First, create a file ${CMAKE_SOURCE_DIR}/cmake/RunTests.cmake with the content
if(NOT DEFINED ENV{TESTS_ARGUMENTS})
set(ENV{TESTS_ARGUMENTS} "--default-arguments")
endif()
execute_process(COMMAND ${TEST_EXECUTABLE} $ENV{TESTS_ARGUMENTS} RESULT_VARIABLE result)
if(NOT "${result}" STREQUAL "0")
message(FATAL_ERROR "Test failed with return value '${result}'")
endif()
Then, when you add the test, use
add_test(
NAME MyTest
COMMAND ${CMAKE_COMMAND} -DTEST_EXECUTABLE=$<TARGET_FILE:MyTest> -P ${CMAKE_SOURCE_DIR}/cmake/RunTests.cmake
)
Finally, you can run the test with custom arguments using
cmake -E env TESTS_ARGUMENTS="--custom-arguments" ctest
Note that if you use bash, you can simplify this to
TESTS_ARGUMENTS="--custom-arguments" ctest
There are some problems with this approach, e.g. it ignores the WILL_FAIL property of the tests. Of course I wish it could be as simple as calling ctest -- --custom-arguments, but, as the Stones said, You can't always get what you want.
I'm not sure I fully understand what you want, but I still can give you a way to pass arguments to tests in CTest, at runtime.
I'll give you an example, with CTK (the Common Toolkit, https://github.com/commontk/CTK):
In the build dir (ex: CTK-build/CTK-build, it's a superbuild), if I run: ('-V' for Verbose, and '-N' for View Mode only)
ctest -R ctkVTKDataSetArrayComboBoxTest1 -V -N
I get:
UpdateCTestConfiguration from : /CTK-build/CTK-build/DartConfiguration.tcl
Parse Config file:/CTK-build/CTK-build/DartConfiguration.tcl
Add coverage exclude regular expressions.
Add coverage exclude: /CMakeFiles/CMakeTmp/
Add coverage exclude: .*/moc_.*
Add coverage exclude: .*/ui_.*
Add coverage exclude: .*/Testing/.*
Add coverage exclude: .*/CMakeExternals/.*
Add coverage exclude: ./ctkPixmapIconEngine.*
Add coverage exclude: ./ctkIconEngine.*
UpdateCTestConfiguration from :/CTK-build/CTK-build/DartConfiguration.tcl
Parse Config file:/CTK-build/CTK-build/DartConfiguration.tcl
Test project /CTK-build/CTK-build
Constructing a list of tests
Done constructing a list of tests
178: Test command: /CTK-build/CTK-build/bin/CTKVisualizationVTKWidgetsCppTests "ctkVTKDataSetArrayComboBoxTest1"

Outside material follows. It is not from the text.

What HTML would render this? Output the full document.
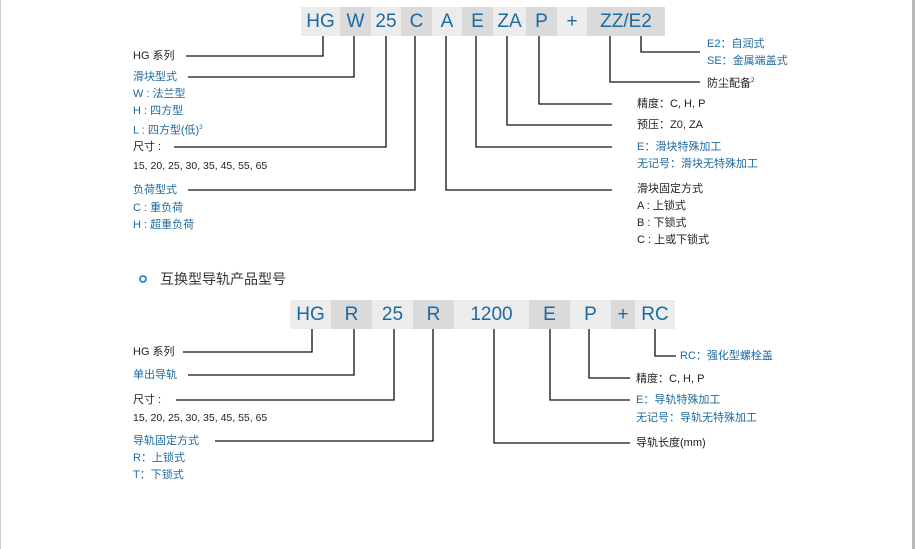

Labels: CTKVisualizationVTKWidgets
Test #178: ctkVTKDataSetArrayComboBoxTest1
Total Tests: 1
You can copy-paste the "Test command" in your terminal:
/CTK-build/CTK-build/bin/CTKVisualizationVTKWidgetsCppTests "ctkVTKDataSetArrayComboBoxTest1"
And add the arguments, for example "-I" for interactive testing:
/CTK-build/CTK-build/bin/CTKVisualizationVTKWidgetsCppTests "ctkVTKDataSetArrayComboBoxTest1" "-I"
Tell me if it helps.
matthieu's answer gave me the clue to get it to work for me.
For my code I did the following:
Type the command ctest -V -R TestMembraneCellCrypt -N to get the output:
...
488: Test command: path/to/ctest/executable/TestMembraneCellCrypt
Labels: Continuous_project_ChasteMembrane
Test #488: TestMembraneCellCrypt
...
Then I copied the Test command and provided the arguments there:
path/to/ctest/executable/TestMembraneCellCrypt -e 2 -em 5 -ct 10
I'll note that the package I'm using (Chaste), is pretty large so there might be things going on that I don't know about.